Tell us about yourself. What is your background, and what current projects are you involved in?
I’m an openly transgendered technologist with graduate degrees in law, business and medical ethics. After graduating from UCLA in 1981 I began to launch satellite communication satellites by organizing their regulatory approval, financing, construction, blast-off and utilization. I did this as a consultant for the first non-government global satellite system called PanAmSat. I then did this as the CEO for several unique satellite systems called Geostar, Sirius, and WorldSpace. In the mid-1990s my youngest daughter took ill with pulmonary hypertension and since there was no approved treatment for it, I started a biotech company to create a treatment. I’ve been running that company, United Therapeutics, since that time. We are involved in developing cures for pulmonary hypertension, certain cancers, and certain viral diseases, as well as providing telecardiology services throughout North America and exploring the potential of medical nanotechnology.

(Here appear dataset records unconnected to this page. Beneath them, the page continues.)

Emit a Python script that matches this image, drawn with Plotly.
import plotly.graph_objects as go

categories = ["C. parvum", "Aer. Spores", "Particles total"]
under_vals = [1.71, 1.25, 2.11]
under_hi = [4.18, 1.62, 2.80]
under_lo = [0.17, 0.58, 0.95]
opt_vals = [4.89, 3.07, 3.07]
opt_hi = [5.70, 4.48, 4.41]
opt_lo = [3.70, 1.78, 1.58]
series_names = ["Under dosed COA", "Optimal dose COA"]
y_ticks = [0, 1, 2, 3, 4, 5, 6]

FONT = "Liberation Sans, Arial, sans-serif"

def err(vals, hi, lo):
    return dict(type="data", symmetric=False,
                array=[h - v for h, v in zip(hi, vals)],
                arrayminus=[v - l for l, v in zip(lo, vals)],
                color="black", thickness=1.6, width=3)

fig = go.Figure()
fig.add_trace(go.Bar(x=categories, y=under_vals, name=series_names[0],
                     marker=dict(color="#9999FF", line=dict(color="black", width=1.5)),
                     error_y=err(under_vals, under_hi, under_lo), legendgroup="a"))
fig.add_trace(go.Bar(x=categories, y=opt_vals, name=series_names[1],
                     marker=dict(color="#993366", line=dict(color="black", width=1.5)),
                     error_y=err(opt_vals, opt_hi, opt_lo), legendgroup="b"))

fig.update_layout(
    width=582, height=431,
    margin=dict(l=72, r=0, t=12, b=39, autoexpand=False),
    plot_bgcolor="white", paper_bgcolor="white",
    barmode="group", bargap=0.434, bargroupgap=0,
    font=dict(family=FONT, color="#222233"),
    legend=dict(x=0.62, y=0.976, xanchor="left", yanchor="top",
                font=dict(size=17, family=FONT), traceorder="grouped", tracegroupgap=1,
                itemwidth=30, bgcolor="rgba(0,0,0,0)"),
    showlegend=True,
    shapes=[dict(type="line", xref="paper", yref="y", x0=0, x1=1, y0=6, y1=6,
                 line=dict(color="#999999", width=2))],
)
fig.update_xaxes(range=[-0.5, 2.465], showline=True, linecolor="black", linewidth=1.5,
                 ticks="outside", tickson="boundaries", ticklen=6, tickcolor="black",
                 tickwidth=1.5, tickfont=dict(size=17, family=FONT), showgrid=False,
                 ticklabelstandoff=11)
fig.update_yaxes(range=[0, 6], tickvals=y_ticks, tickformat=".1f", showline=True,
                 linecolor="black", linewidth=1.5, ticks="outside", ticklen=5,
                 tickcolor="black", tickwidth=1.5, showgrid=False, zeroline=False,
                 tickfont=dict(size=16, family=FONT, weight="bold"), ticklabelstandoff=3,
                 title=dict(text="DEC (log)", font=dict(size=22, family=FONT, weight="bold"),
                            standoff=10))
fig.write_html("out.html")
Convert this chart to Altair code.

I also run several non-profit organizations, the World Against Racism Foundation, and three branches of the Terasem Movement. In addition I’m creating two transhumanist-themed films and working on a new transhumanist-themed book.
What are your goals for the next decade?
My goals for the next decade are to develop cures for some diseases, to create cyberconsciousness and to write a best-selling transhumanist-themed book.
What is the Lifenaut project (www.lifenaut.com) all about?
The Lifenaut project is about demonstrating the practicality of digital mindfile biostasis. In particular we are trying to digitally capture enough of peoples’ mental uniqueness so that future mindware would be able to recreate a compelling facsimile of such persons’ consciousness, initially for virtual living and ultimately for downloading into a newly created body. Ultimately we would like to have such digitally recreated persons deemed to be legally alive, functional and independent. At that point we will be able to help people who want to avoid death do so.
What do you think we should do to advance the quality of life of everybody?
Ensure that everyone has adequate food, water, clothing, shelter, love, health care, security, justice, access to information, and resources for personal development. To accomplish this will require greater emphasis on technology development, especially nanotechnology, reduced emphasis on national sovereignty, and a more empowered global human development organization.
What are the languages of the universe for you?
Diversity and unity.
Which path(s) should we take for immortalism, nanomedicine or biogerontology or something else?
We need to pursue multiple paths for immortalism, including nanomedicine, biogerontology and various forms of biostasis. With so many billions of people, there won’t be a one-size-fits-all solution for everyone. Some people can bridge from technology to technology and never take a break from life. Other people’s medical issues will not be solvable before their bodies’ give out, and they need either mindfile or cryonic biostasis to be preserved until future technology can rescue them.
What first attracted you to the idea of immortality?
Being persuaded that it was an achievable goal, based upon the arguments presented on the Alcor website and in Ray Kurzweil’s books.
How do you deal with the problem of overpopulation that may result from physical immortality?
Overpopulation is a non-issue. Gerard K. O’Neill provided calculations in the 1980s (see, .eg., the High Frontier) to prove that the asteroid belt and lunar surface alone contained adequate resources to build orbiting worlds that could contain hundreds of times the earth’s population in pristine, open-air environments.
What's the future of "information technology" for you?
Ultimately information technology devices will be internal to our bodies and our minds will be able to connect directly to other people’s minds, or to ex vivo devices, via IT.
Do you think molecular manufacturing (or anything else) could clean up pollution on earth and in space? If so, when and how?
I do believe molecular manufacturing can clean up pollution on earth and in space by using nanotechnological methods to reorder the molecular structure of pollution into useful raw materials. This will be achieved during the 21st century.